Si on n'explique pas la permanence du chômage par la surpopulation et qu'on suit le parcours de la stigmatisation, il faudra encore supprimer les 15% de nouveaux chômeurs de la nouvelle population française. Il restera alors un peu moins de 20 millions de Français. Si personne ne souhaite aller aussi loin dans la logique de stigmatisation, pourquoi les minorités, les exclus, les improductifs sont-ils stigmatisés ? N'y a-t-il pas là la manifestation d'une impuissance à arranger les dysfonctionnements de l'économie ? Que reflète le besoin de construire un ennemi, que reflète la rage parfois haineuse avec laquelle certains intervenants s'expriment envers les stigmatisés ? Que vous soyez concernés ou non, si vous pouvez répondre à ces angoissantes questions, merci de m'éclairer.
Il faut aussi retirer ceux qui commettent le crime d'être des bobos. J'imagine que les pourcentages doivent différer selon la définition des uns et des autres mais je crois que 10% est une hypothèse conservatrice. Reste donc 18 millions de personnes, pas malades, pas vieilles, pas bobos, pas d'origine étrangère, pas fonctionnaires.
Par ailleurs, que vont devenir les 47 millions de Français qu'il faut faire disparaître si on suit la logique des discours de stigmatisation ? J'aimerais avoir une réponse à cette question, faut-il les exclure, les tuer, comment ? Si c'est le cas, la pensée stigmatisante aboutit au massacre de deux tiers de la population française dans des conditions forcément atroces. Y a-t-il quelqu'un qui soit adepte de cette solution ? S'il n'y a personne, pourquoi passer son temps à stigmatiser lesdites populations ? S'agit-il d'un défoulement et, si c'est le cas, qu'apporte-t-il, que permet-il de réaliser, de rêver, d'imaginer ? Encore une série de questions angoissées que je me permets de soumettre à la sagacité des riverains d'agoravox.

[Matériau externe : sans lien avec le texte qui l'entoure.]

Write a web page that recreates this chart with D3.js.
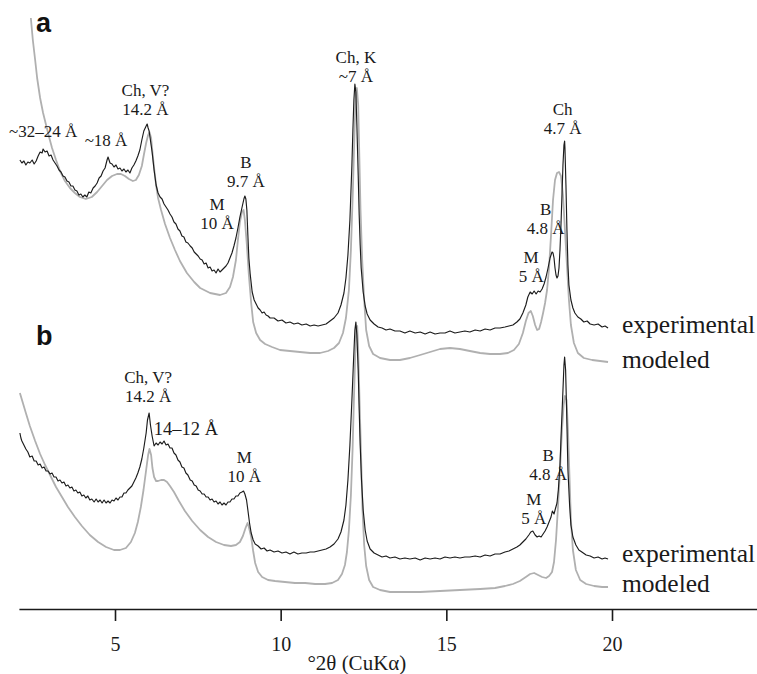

L'argument ultime de la stigmatisation, c'est l'efficience économique (les 47 millions sont des coûts, ils profitent, fraudent et/ou sont odieux dans les discours de droite musclée). S'il faut supprimer deux tiers de la population pour qu'une économie fonctionne, ne faudrait-il pas plutôt - à moindre coût, si j'ose dire - réfléchir à un autre fonctionnement de l'économie qui réduise le taux de chômage et qui permette d'assumer les soins aux personnes les plus vulnérables ?
Quant à la population en général et aux enfants en particulier, s'ils sont un "coût" pour l'économie, n'est-ce pas à l'économie de cultiver la richesse humaine qu'ils représentent ?
Question subalterne, quel est le sens politique, quel est l'horizon d'une vision pollitique qui stigmatise deux tiers de la population ? Le massacre de masse, la pureté racialo-productive ?
Et que deviennent les pauvres gens qui appartiennent au tiers restant ? Une fois qu'ils ne peuvent plus assumer de charge de travail, parce qu'ils sont malades, parce qu'ils vieillissent que vont devenir ces pauvres survivants ? Bref vous, de droite musclée ou d'extrême droite, comment pourrez-vous vieillir, comment pourrez-vous faire quand vous serez impotents ? Devrez-vous vous suicider ? Quant aux survivants de gauche et d'extrême gauche, les anarchistes, les squatteurs voire les libéraux ou les chrétiens humanistes, que vont-ils devenir dans cette France étriquée, que vont devenir les Juifs, les homosexuels, les drogués, les alcooliques, les protestants ?
Question subsidiaire, quel est le sens d'une vie dévolue à la productivité ? Je suis un peu perdu dans ces discours. Merci de vos réponses.